### WORK TO DO:
Without the pictures, print the lines running from the beginning of the material to the line containing "zero_frac = (0", both ends included.

### PROVIDED DATA:
========================================

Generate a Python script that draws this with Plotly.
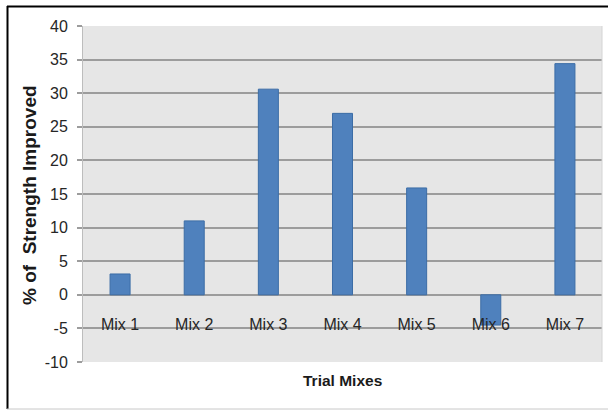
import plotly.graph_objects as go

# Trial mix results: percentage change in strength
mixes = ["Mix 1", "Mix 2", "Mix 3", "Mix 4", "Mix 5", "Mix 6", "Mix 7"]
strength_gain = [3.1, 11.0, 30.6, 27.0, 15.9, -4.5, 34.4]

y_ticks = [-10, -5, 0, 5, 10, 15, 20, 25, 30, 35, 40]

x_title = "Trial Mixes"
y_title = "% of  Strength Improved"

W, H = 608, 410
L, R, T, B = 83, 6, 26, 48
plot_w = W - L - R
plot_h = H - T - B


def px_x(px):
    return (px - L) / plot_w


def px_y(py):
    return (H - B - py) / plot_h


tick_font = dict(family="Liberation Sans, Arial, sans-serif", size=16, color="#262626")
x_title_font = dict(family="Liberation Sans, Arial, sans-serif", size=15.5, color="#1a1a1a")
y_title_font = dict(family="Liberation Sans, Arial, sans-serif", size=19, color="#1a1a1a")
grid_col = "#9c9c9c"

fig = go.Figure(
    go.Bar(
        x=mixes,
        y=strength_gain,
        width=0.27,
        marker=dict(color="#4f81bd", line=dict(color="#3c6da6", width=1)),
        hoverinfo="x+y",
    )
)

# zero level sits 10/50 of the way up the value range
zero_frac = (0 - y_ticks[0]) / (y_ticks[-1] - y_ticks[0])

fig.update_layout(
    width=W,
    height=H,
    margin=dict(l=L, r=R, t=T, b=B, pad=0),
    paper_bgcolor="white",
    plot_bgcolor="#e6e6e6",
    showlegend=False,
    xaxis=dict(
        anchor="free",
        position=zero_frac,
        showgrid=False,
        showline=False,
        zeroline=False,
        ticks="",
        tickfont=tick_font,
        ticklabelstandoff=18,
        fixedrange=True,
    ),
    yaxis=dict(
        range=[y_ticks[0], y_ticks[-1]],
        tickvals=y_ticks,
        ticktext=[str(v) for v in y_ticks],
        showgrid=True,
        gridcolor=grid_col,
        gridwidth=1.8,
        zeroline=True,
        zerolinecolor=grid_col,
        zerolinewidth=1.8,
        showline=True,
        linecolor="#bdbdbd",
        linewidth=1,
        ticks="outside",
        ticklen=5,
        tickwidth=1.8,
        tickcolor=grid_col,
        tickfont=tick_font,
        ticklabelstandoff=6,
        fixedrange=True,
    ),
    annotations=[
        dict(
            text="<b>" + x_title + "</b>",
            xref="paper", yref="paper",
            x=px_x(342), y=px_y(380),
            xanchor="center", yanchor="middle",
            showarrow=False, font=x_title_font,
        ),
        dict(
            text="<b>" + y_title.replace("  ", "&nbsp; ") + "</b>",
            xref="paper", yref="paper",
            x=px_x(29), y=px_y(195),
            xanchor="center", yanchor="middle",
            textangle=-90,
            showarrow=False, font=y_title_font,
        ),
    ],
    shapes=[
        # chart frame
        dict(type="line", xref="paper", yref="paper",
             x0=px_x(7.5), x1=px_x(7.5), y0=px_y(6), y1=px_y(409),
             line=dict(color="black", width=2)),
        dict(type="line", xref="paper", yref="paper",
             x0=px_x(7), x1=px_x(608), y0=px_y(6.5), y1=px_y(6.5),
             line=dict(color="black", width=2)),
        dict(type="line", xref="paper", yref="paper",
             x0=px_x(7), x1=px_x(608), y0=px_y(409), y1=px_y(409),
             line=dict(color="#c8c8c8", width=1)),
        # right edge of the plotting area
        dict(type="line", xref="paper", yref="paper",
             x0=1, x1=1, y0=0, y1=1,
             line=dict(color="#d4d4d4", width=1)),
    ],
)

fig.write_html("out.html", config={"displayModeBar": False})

========================================

### THE OUTPUT:
Generate a Python script that draws this with Plotly.
import plotly.graph_objects as go

# Trial mix results: percentage change in strength
mixes = ["Mix 1", "Mix 2", "Mix 3", "Mix 4", "Mix 5", "Mix 6", "Mix 7"]
strength_gain = [3.1, 11.0, 30.6, 27.0, 15.9, -4.5, 34.4]

y_ticks = [-10, -5, 0, 5, 10, 15, 20, 25, 30, 35, 40]

x_title = "Trial Mixes"
y_title = "% of  Strength Improved"

W, H = 608, 410
L, R, T, B = 83, 6, 26, 48
plot_w = W - L - R
plot_h = H - T - B


def px_x(px):
    return (px - L) / plot_w


def px_y(py):
    return (H - B - py) / plot_h


tick_font = dict(family="Liberation Sans, Arial, sans-serif", size=16, color="#262626")
x_title_font = dict(family="Liberation Sans, Arial, sans-serif", size=15.5, color="#1a1a1a")
y_title_font = dict(family="Liberation Sans, Arial, sans-serif", size=19, color="#1a1a1a")
grid_col = "#9c9c9c"

fig = go.Figure(
    go.Bar(
        x=mixes,
        y=strength_gain,
        width=0.27,
        marker=dict(color="#4f81bd", line=dict(color="#3c6da6", width=1)),
        hoverinfo="x+y",
    )
)

# zero level sits 10/50 of the way up the value range
zero_frac = (0 - y_ticks[0]) / (y_ticks[-1] - y_ticks[0])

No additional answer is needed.